Part 5: What’s a Suburban American To Do?

I began writing this essay in October 2010. At some point along the way I asked myself, why only walk to Walden and back? Why not walk in every direction from my house, “hear the cock crow in every barn-yard within my horizon,” as Thoreau would have it? Why not take him up on his challenge, really live in the present? Not merely in some private endeavor to connect spiritually with nature—but to connect with nature, yes, and with my fellow human beings who inhabit my surrounding landscape. I’ve lived in New England for 20 years, and Wayland for 14, but like many rootless Americans I’ve found that I’m a tourist in my own town, my own place, and a stranger to my neighbors. And so I’ve set out to become a full inhabitant, to make this place my home. To find community, human and wild. Right here in suburbia. Because we’re all in this together. That’s the truth we’re going to learn in the difficult decades ahead. And that’s what we have to teach our children—because they’re going to need the resources of community, and the strength that resides in it, even more than we do.

And so, as part of this effort, I’ve become involved in a nascent grassroots initiative in my town to raise awareness and increase discussion of climate change and to begin building local sustainability. Inspired by the Transition model pioneered by Rob Hopkins in Totnes, England, we’re just one of scores of communities in the United States and hundreds around the world who are coming together to face our climate future, right where we live, by finding ways to make our local economy less dependent on fossil fuels and more resilient to global warming.

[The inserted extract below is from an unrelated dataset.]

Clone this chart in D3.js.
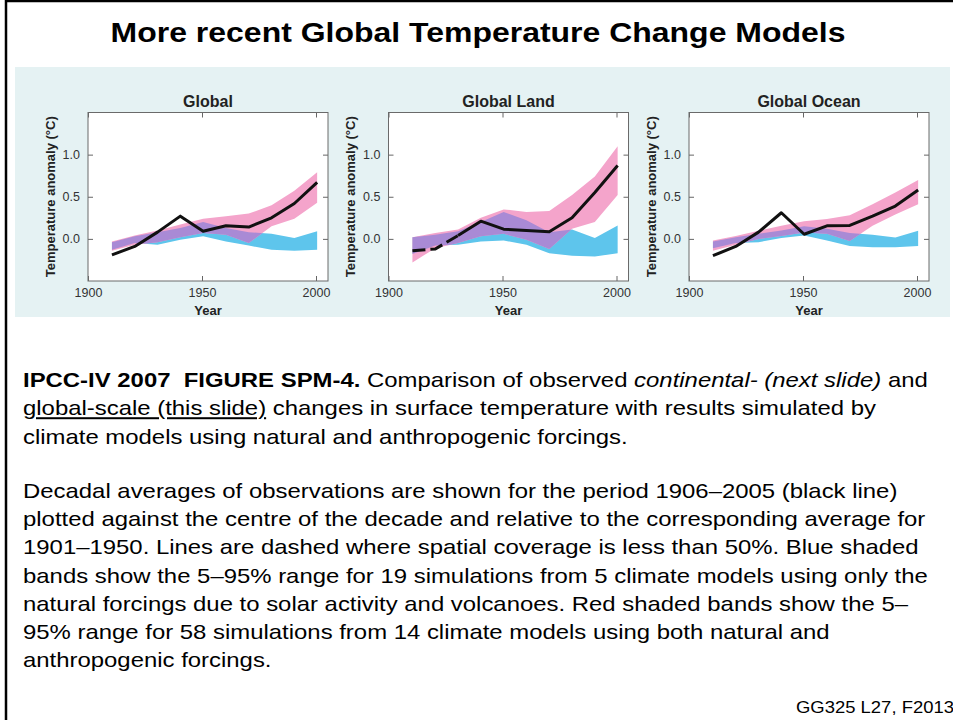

But to be clear, when I talk about finding community and taking action, I mean more than improving home energy efficiency or driving a hybrid or supporting local sustainable farming, as important as all of these are. I mean grassroots political actionof a kind that transcends “environmentalism” as we know it. Because climate change is more than an environmental crisis—it’s a human, spiritual crisis, and we need a new politics that can address it at that level, reaching across our cultural divides. (See, for example, my piece for Slate about the evangelical “creation care” movement.)

Because no amount of personal green virtue will make our communities sustainable and resilient enough if we don’t bring global emissions down dramatically, and fast. That’s the hard truth. We’re up against it now. We need governments to take decisive action—we need a rising price on carbon, major investments in clean energy, and real global commitments. And that means a far greater, broader political engagement than the environmental movement alone, for all its valiant efforts, has been able to inspire. It’s up to the rest of us now.